WHAT TO PRODUCE: Output each line exactly as it appears, skipping any embedded picture.

DATASET SECTION:
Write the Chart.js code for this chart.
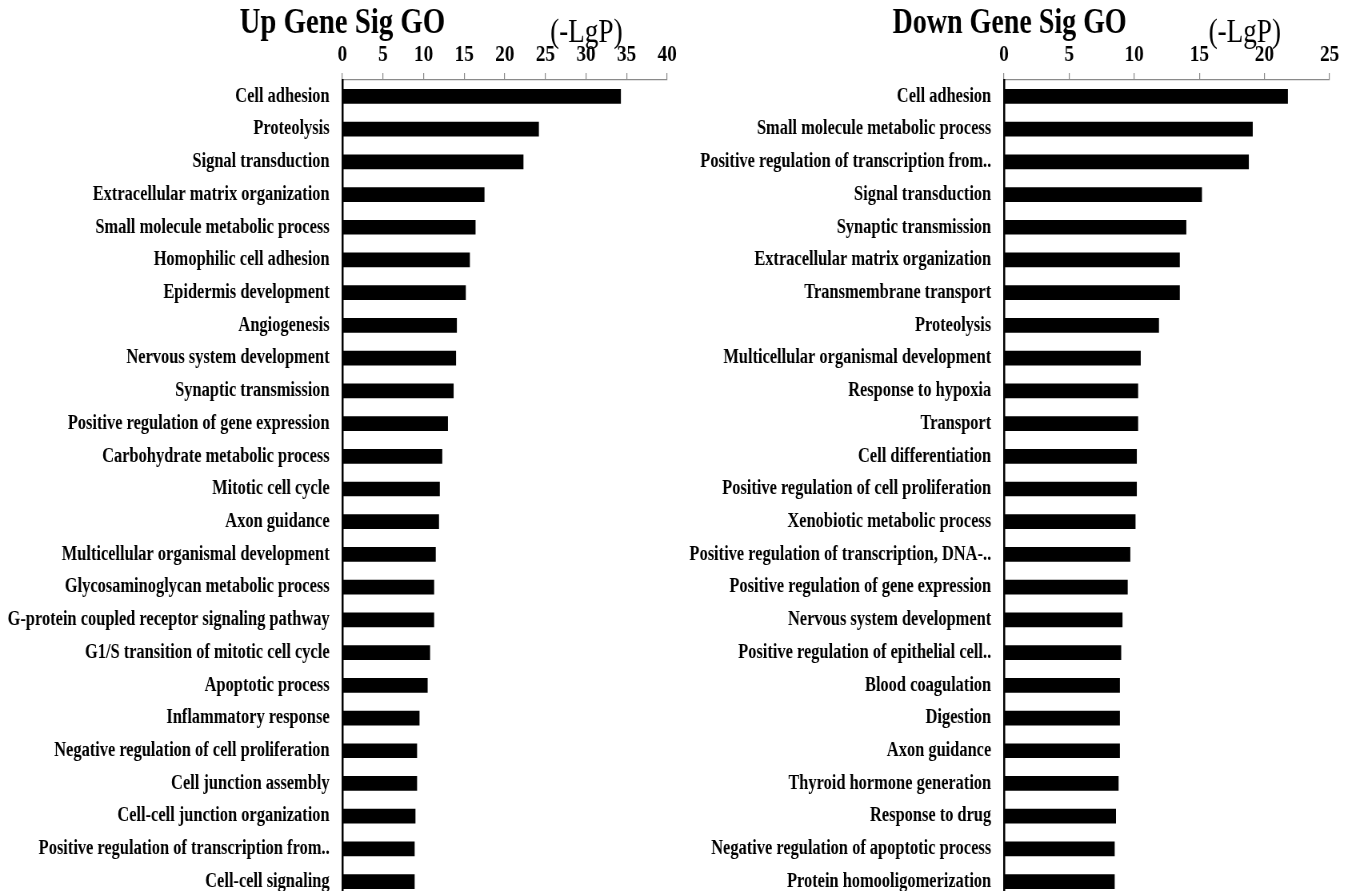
<!DOCTYPE html>
<html>
<head>
<meta charset="utf-8">
<script src="https://cdn.jsdelivr.net/npm/chart.js@4.4.1/dist/chart.umd.min.js"></script>
<style>
  html, body { margin: 0; padding: 0; background: #fff; width: 1356px; height: 891px; overflow: hidden; }
  .panel { position: absolute; top: 0; height: 898px; transform-origin: 0 0; transform: scaleX(0.8); }
  #upWrap { left: 0; width: 850px; }
  #downWrap { left: 680px; width: 845px; }
</style>
</head>
<body>
<div class="panel" id="upWrap"><canvas id="up"></canvas></div>
<div class="panel" id="downWrap"><canvas id="down"></canvas></div>
<script>
// Up-regulated gene GO terms, -log10(P)
const upLabels = [
  "Cell adhesion",
  "Proteolysis",
  "Signal transduction",
  "Extracellular matrix organization",
  "Small molecule metabolic process",
  "Homophilic cell adhesion",
  "Epidermis development",
  "Angiogenesis",
  "Nervous system development",
  "Synaptic transmission",
  "Positive regulation of gene expression",
  "Carbohydrate metabolic process",
  "Mitotic cell cycle",
  "Axon guidance",
  "Multicellular organismal development",
  "Glycosaminoglycan metabolic process",
  "G-protein coupled receptor signaling pathway",
  "G1/S transition of mitotic cell cycle",
  "Apoptotic process",
  "Inflammatory response",
  "Negative regulation of cell proliferation",
  "Cell junction assembly",
  "Cell-cell junction organization",
  "Positive regulation of transcription from..",
  "Cell-cell signaling"
];
const upValues = [34.3, 24.2, 22.3, 17.5, 16.4, 15.7, 15.2, 14.1, 14.0, 13.7, 13.0, 12.3,
                  12.0, 11.9, 11.5, 11.3, 11.3, 10.8, 10.5, 9.5, 9.2, 9.2, 9.0, 8.9, 8.9];
const upTicks = [0, 5, 10, 15, 20, 25, 30, 35, 40];

// Down-regulated gene GO terms, -log10(P)
const downLabels = [
  "Cell adhesion",
  "Small molecule metabolic process",
  "Positive regulation of transcription from..",
  "Signal transduction",
  "Synaptic transmission",
  "Extracellular matrix organization",
  "Transmembrane transport",
  "Proteolysis",
  "Multicellular organismal development",
  "Response to hypoxia",
  "Transport",
  "Cell differentiation",
  "Positive regulation of cell proliferation",
  "Xenobiotic metabolic process",
  "Positive regulation of transcription, DNA-..",
  "Positive regulation of gene expression",
  "Nervous system development",
  "Positive regulation of epithelial cell..",
  "Blood coagulation",
  "Digestion",
  "Axon guidance",
  "Thyroid hormone generation",
  "Response to drug",
  "Negative regulation of apoptotic process",
  "Protein homooligomerization"
];
const downValues = [21.8, 19.1, 18.8, 15.2, 14.0, 13.5, 13.5, 11.9, 10.5, 10.3, 10.3, 10.2,
                    10.2, 10.1, 9.7, 9.5, 9.1, 9.0, 8.9, 8.9, 8.9, 8.8, 8.6, 8.5, 8.5];
const downTicks = [0, 5, 10, 15, 20, 25];

const SERIF = '"Liberation Serif", "Times New Roman", serif';

// Draws the panel heading and the unit caption above the value axis
const headingPlugin = {
  id: 'heading',
  afterDraw(chart, args, opts) {
    const { ctx, chartArea } = chart;
    ctx.save();
    ctx.fillStyle = '#000';
    ctx.textAlign = 'center';
    ctx.textBaseline = 'alphabetic';
    ctx.font = 'bold ' + opts.titleSize + 'px ' + SERIF;
    ctx.fillText(opts.title, chartArea.left + opts.titleShift, 33);
    ctx.font = '34px ' + SERIF;
    ctx.fillText(opts.unit, chartArea.right - opts.unitShift, 42);
    ctx.restore();
  }
};

function buildChart(id, labels, values, ticks, cfg) {
  return new Chart(document.getElementById(id), {
    type: 'bar',
    data: {
      labels: labels,
      datasets: [{
        data: values,
        backgroundColor: '#000',
        borderWidth: 0,
        barPercentage: 0.45,
        categoryPercentage: 1.0
      }]
    },
    plugins: [headingPlugin],
    options: {
      indexAxis: 'y',
      responsive: true,
      maintainAspectRatio: false,
      animation: false,
      devicePixelRatio: 1,
      layout: { padding: { top: 0, right: cfg.padRight, bottom: 0, left: 0 } },
      plugins: {
        legend: { display: false },
        tooltip: { enabled: false },
        heading: { title: cfg.title, titleSize: cfg.titleSize, unit: '(-LgP)', titleShift: cfg.titleShift, unitShift: cfg.unitShift }
      },
      scales: {
        x: {
          position: 'top',
          min: ticks[0],
          max: ticks[ticks.length - 1],
          afterBuildTicks: (s) => { s.ticks = ticks.map(v => ({ value: v })); },
          afterFit: (s) => { s.height = 80; },
          grid: { display: true, drawOnChartArea: false, drawTicks: true, tickLength: 7, color: '#8a8a8a', lineWidth: 1.2 },
          border: { display: true, color: '#8a8a8a', width: 1.2 },
          ticks: {
            color: '#000',
            padding: 4,
            maxRotation: 0,
            autoSkip: false,
            font: { family: SERIF, size: 24, weight: 'bold' }
          }
        },
        y: {
          // the category axis spans the full canvas height; the last rows run to the lower edge
          afterFit: (s) => { s.width = cfg.axisLeft; s.paddingTop = 0; s.paddingBottom = 0; },
          grid: { display: false, drawTicks: false },
          border: { display: true, color: '#000', width: 2.5 },
          ticks: {
            color: '#000',
            padding: 16,
            autoSkip: false,
            font: { family: SERIF, size: 20.5, weight: 'bold' }
          }
        }
      }
    }
  });
}

buildChart('up', upLabels, upValues, upTicks,
  { title: 'Up Gene Sig GO', titleSize: 36, axisLeft: 428, padRight: 15, titleShift: 0, unitShift: 101 });
buildChart('down', downLabels, downValues, downTicks,
  { title: 'Down Gene Sig GO', titleSize: 35, axisLeft: 405, padRight: 33, titleShift: 7, unitShift: 106 });
</script>
</body>
</html>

OUTPUT FOR THIS EXERCISE:
Write the Chart.js code for this chart.
<!DOCTYPE html>
<html>
<head>
<meta charset="utf-8">
<script src="https://cdn.jsdelivr.net/npm/chart.js@4.4.1/dist/chart.umd.min.js"></script>
<style>
  html, body { margin: 0; padding: 0; background: #fff; width: 1356px; height: 891px; overflow: hidden; }
  .panel { position: absolute; top: 0; height: 898px; transform-origin: 0 0; transform: scaleX(0.8); }
  #upWrap { left: 0; width: 850px; }
  #downWrap { left: 680px; width: 845px; }
</style>
</head>
<body>
<div class="panel" id="upWrap"><canvas id="up"></canvas></div>
<div class="panel" id="downWrap"><canvas id="down"></canvas></div>
<script>
// Up-regulated gene GO terms, -log10(P)
const upLabels = [
  "Cell adhesion",
  "Proteolysis",
  "Signal transduction",
  "Extracellular matrix organization",
  "Small molecule metabolic process",
  "Homophilic cell adhesion",
  "Epidermis development",
  "Angiogenesis",
  "Nervous system development",
  "Synaptic transmission",
  "Positive regulation of gene expression",
  "Carbohydrate metabolic process",
  "Mitotic cell cycle",
  "Axon guidance",
  "Multicellular organismal development",
  "Glycosaminoglycan metabolic process",
  "G-protein coupled receptor signaling pathway",
  "G1/S transition of mitotic cell cycle",
  "Apoptotic process",
  "Inflammatory response",
  "Negative regulation of cell proliferation",
  "Cell junction assembly",
  "Cell-cell junction organization",
  "Positive regulation of transcription from..",
  "Cell-cell signaling"
];
const upValues = [34.3, 24.2, 22.3, 17.5, 16.4, 15.7, 15.2, 14.1, 14.0, 13.7, 13.0, 12.3,
                  12.0, 11.9, 11.5, 11.3, 11.3, 10.8, 10.5, 9.5, 9.2, 9.2, 9.0, 8.9, 8.9];
const upTicks = [0, 5, 10, 15, 20, 25, 30, 35, 40];

// Down-regulated gene GO terms, -log10(P)
const downLabels = [
  "Cell adhesion",
  "Small molecule metabolic process",
  "Positive regulation of transcription from..",
  "Signal transduction",
  "Synaptic transmission",
  "Extracellular matrix organization",
  "Transmembrane transport",
  "Proteolysis",
  "Multicellular organismal development",
  "Response to hypoxia",
  "Transport",
  "Cell differentiation",
  "Positive regulation of cell proliferation",
  "Xenobiotic metabolic process",
  "Positive regulation of transcription, DNA-..",
  "Positive regulation of gene expression",
  "Nervous system development",
  "Positive regulation of epithelial cell..",
  "Blood coagulation",
  "Digestion",
  "Axon guidance",
  "Thyroid hormone generation",
  "Response to drug",
  "Negative regulation of apoptotic process",
  "Protein homooligomerization"
];
const downValues = [21.8, 19.1, 18.8, 15.2, 14.0, 13.5, 13.5, 11.9, 10.5, 10.3, 10.3, 10.2,
                    10.2, 10.1, 9.7, 9.5, 9.1, 9.0, 8.9, 8.9, 8.9, 8.8, 8.6, 8.5, 8.5];
const downTicks = [0, 5, 10, 15, 20, 25];

const SERIF = '"Liberation Serif", "Times New Roman", serif';

// Draws the panel heading and the unit caption above the value axis
const headingPlugin = {
  id: 'heading',
  afterDraw(chart, args, opts) {
    const { ctx, chartArea } = chart;
    ctx.save();
    ctx.fillStyle = '#000';
    ctx.textAlign = 'center';
    ctx.textBaseline = 'alphabetic';
    ctx.font = 'bold ' + opts.titleSize + 'px ' + SERIF;
    ctx.fillText(opts.title, chartArea.left + opts.titleShift, 33);
    ctx.font = '34px ' + SERIF;
    ctx.fillText(opts.unit, chartArea.right - opts.unitShift, 42);
    ctx.restore();
  }
};

function buildChart(id, labels, values, ticks, cfg) {
  return new Chart(document.getElementById(id), {
    type: 'bar',
    data: {
      labels: labels,
      datasets: [{
        data: values,
        backgroundColor: '#000',
        borderWidth: 0,
        barPercentage: 0.45,
        categoryPercentage: 1.0
      }]
    },
    plugins: [headingPlugin],
    options: {
      indexAxis: 'y',
      responsive: true,
      maintainAspectRatio: false,
      animation: false,
      devicePixelRatio: 1,
      layout: { padding: { top: 0, right: cfg.padRight, bottom: 0, left: 0 } },
      plugins: {
        legend: { display: false },
        tooltip: { enabled: false },
        heading: { title: cfg.title, titleSize: cfg.titleSize, unit: '(-LgP)', titleShift: cfg.titleShift, unitShift: cfg.unitShift }
      },
      scales: {
        x: {
          position: 'top',
          min: ticks[0],
          max: ticks[ticks.length - 1],
          afterBuildTicks: (s) => { s.ticks = ticks.map(v => ({ value: v })); },
          afterFit: (s) => { s.height = 80; },
          grid: { display: true, drawOnChartArea: false, drawTicks: true, tickLength: 7, color: '#8a8a8a', lineWidth: 1.2 },
          border: { display: true, color: '#8a8a8a', width: 1.2 },
          ticks: {
            color: '#000',
            padding: 4,
            maxRotation: 0,
            autoSkip: false,
            font: { family: SERIF, size: 24, weight: 'bold' }
          }
        },
        y: {
          // the category axis spans the full canvas height; the last rows run to the lower edge
          afterFit: (s) => { s.width = cfg.axisLeft; s.paddingTop = 0; s.paddingBottom = 0; },
          grid: { display: false, drawTicks: false },
          border: { display: true, color: '#000', width: 2.5 },
          ticks: {
            color: '#000',
            padding: 16,
            autoSkip: false,
            font: { family: SERIF, size: 20.5, weight: 'bold' }
          }
        }
      }
    }
  });
}

buildChart('up', upLabels, upValues, upTicks,
  { title: 'Up Gene Sig GO', titleSize: 36, axisLeft: 428, padRight: 15, titleShift: 0, unitShift: 101 });
buildChart('down', downLabels, downValues, downTicks,
  { title: 'Down Gene Sig GO', titleSize: 35, axisLeft: 405, padRight: 33, titleShift: 7, unitShift: 106 });
</script>
</body>
</html>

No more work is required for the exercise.